HTTP/2: We Need It, But Is It Secure?


January 18, 2016 • Published by


Buzz is growing about a new HTTP coming to market. This new version of Hypertext Transfer Protocol, HTTP/2, is attracting much fanfare because it promises greater speed and efficiency.

The Internet isn’t “broken,” so why fix it?

What most people don’t know is that many parts of the Internet are held together by strings and duct tape. HTTP has been around since 1991, however the current working version (1.1) has been in place since 1999. We are using technology originally designed to transmit small graphics and text in 1999, to route and share applications, photos, and the IoT (Internet of Things) and the stress on the Internet is becoming apparent.

“When you first start out, you are just happy to get a job, any job. And as time goes on, either you move forward or screech to a halt” ~ George Clooney

So currently, the Internet is not built for mobile devices and the IoT. Mobile developers have had to determine ways to fit a square peg into a round hole, wasting precious server and network resources inventing ways to “push” data to clients.

Back during the advent of the Internet, all devices made a request for information (commonly called a GET request) or sent data to a server (POST command). This has made efficiency a problem, mainly because fixes have been applied to the protocols over time. Slapping some duct tape on a broken part only buys you a little more time, it doesn’t actually fix anything.

Who’s behind the upgrade?

Fortunately for us, there is a group responsible for designing and maintaining the Internet as we know it: The Internet Society. ISOC, as they are commonly referred to, has multiple subsidiary organizations performing many Internet related tasks, however their combined goal is to “make the Internet work better.” The Internet Engineering Task Force (IETF) is responsible for the bulk of the heavy lifting in this department and HTTP/2 is their proposed fix for the current issues at hand.

HTTP/2 (HTTP 2.0) is the next major version of the HTTP protocol. The IETF has published a working draft of HTTP/2 and so far it looks promising.

What is proposed?

To further understand what the fixes present within HTTP/2 are, we will need to understand what was not working in HTTP/1.1:

  • Speed
  • Efficiency
  • Security
  • Support for Mobile Infrastructure

Speed while using HTTP/1.1 is a known limiting factor. In an attempt to remedy some of the issues, features such as multiplexing, prioritized streaming and header compression have been introduced to HTTP/2. Many of these features, such as multiplexing and concurrency, have been used to increase bandwidth in other types of systems (such as telephone systems) for years and have finally found a home on the Internet.

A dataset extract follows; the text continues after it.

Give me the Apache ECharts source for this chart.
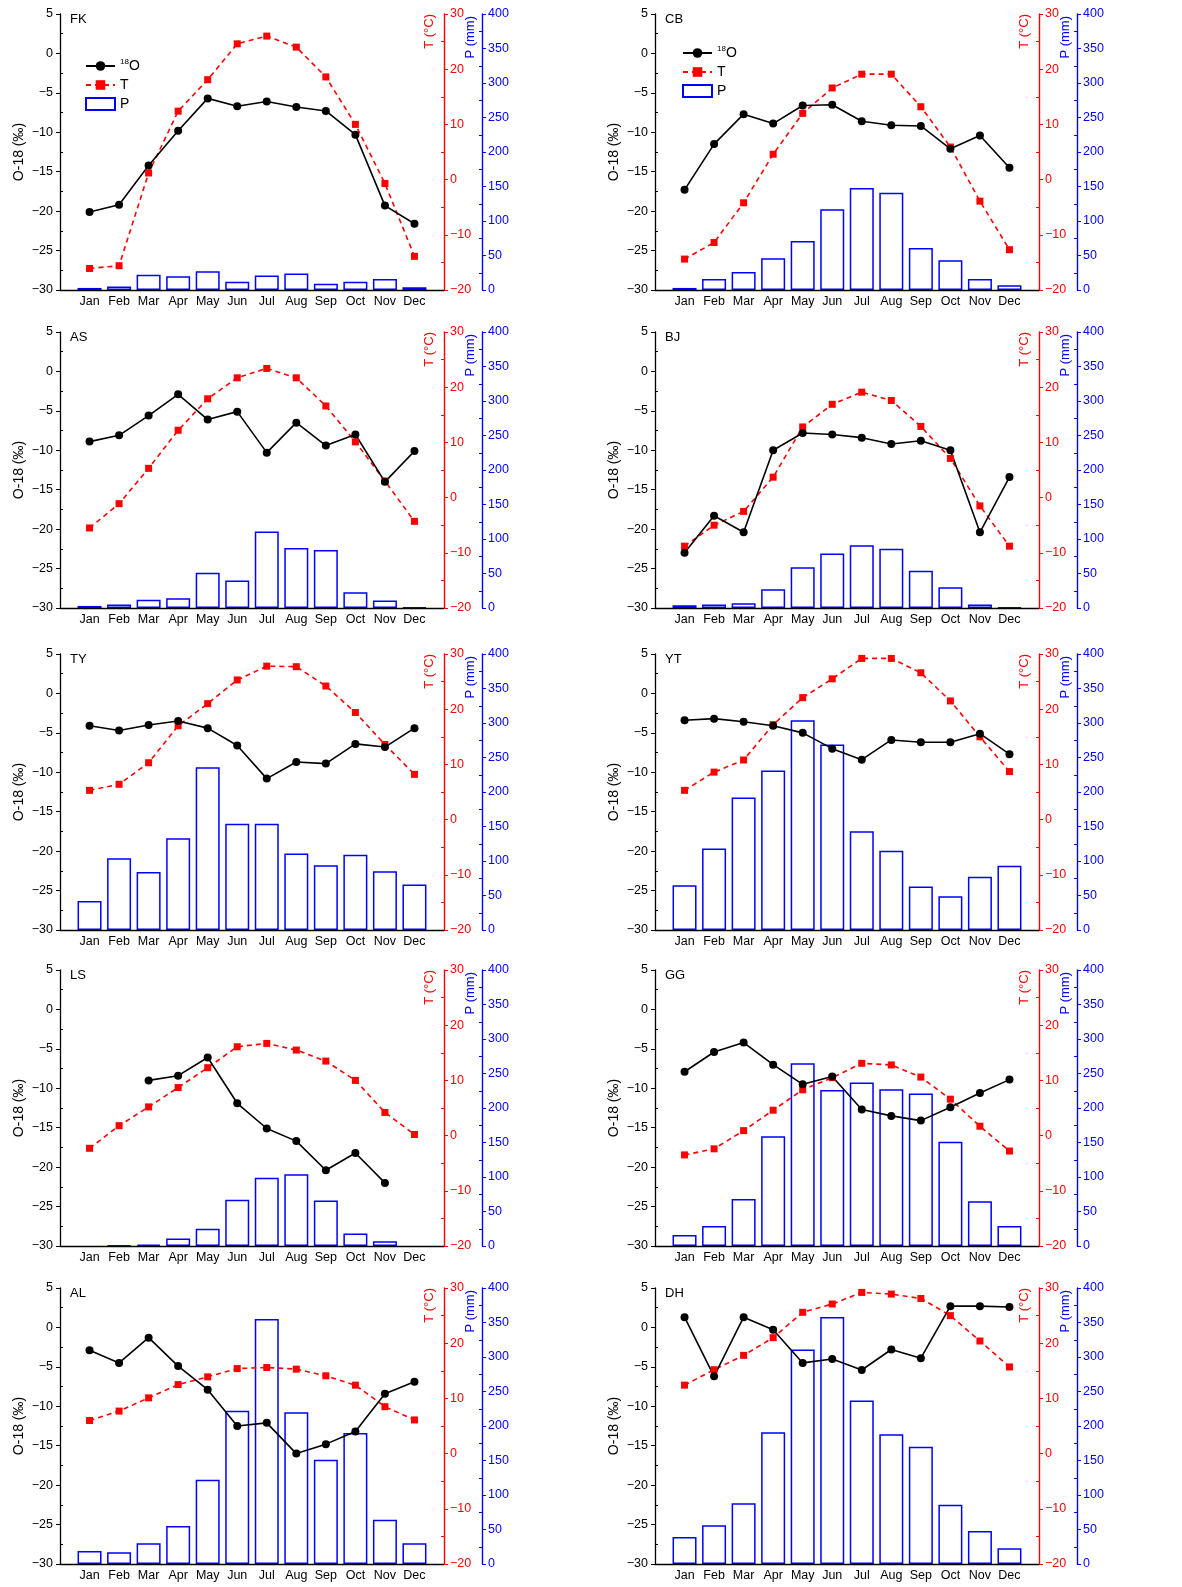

TCP layer optimization and header compression are also present within the new HTTP protocol. Layer optimization involves limiting the number of TCP connections a client can have at one time. While an end user can currently open multiple connections at once, this new methodology permits each client one TCP connection but allows them to send more information concurrently over it.

HTTP/2 also enables servers to send information directly to devices without an initial request. This server push permits servers to send data before the clients ask for it, which creates a much quicker and responsive Internet. It also permits applications to utilize bandwidth in a more intelligent manner, sending data at the first open space within a channel, instead of having to wait for the client to request the data and then find a place in the channel for it.

But what about security?

HTTP, as it relates to security, has been a front burner issue for the last year. HTTP/1.1 permits the use of insecure protocols and encryption methods to allow for legacy connections. There is no standardized list of “industry standard encryption” present within this protocol; it’s a wild west. HTTP/2 attempts to solve that (for now).

The IETF work in progress draft has outlined two features that are critical to the success of Internet security:

  1. Insecure transport security protocols such as SSLv1, 2, 3 and TLS 1.0 are proposed to be officially “dead” within this new HTTP standard. TLS 1.2 and modular support for future protocols is inherent in secured HTTP/2 connections.
  2. A cipher suite blacklist has been introduced to specifically disallow/block the use of those known weak encryption ciphers. Effectively this also kills RC4, DES, SHA1 and MD5 (THANK YOU).

I and my colleagues will be watching the progression of HTTP/2 over the coming months. This is an exciting time for the Internet and the speed at which we do business.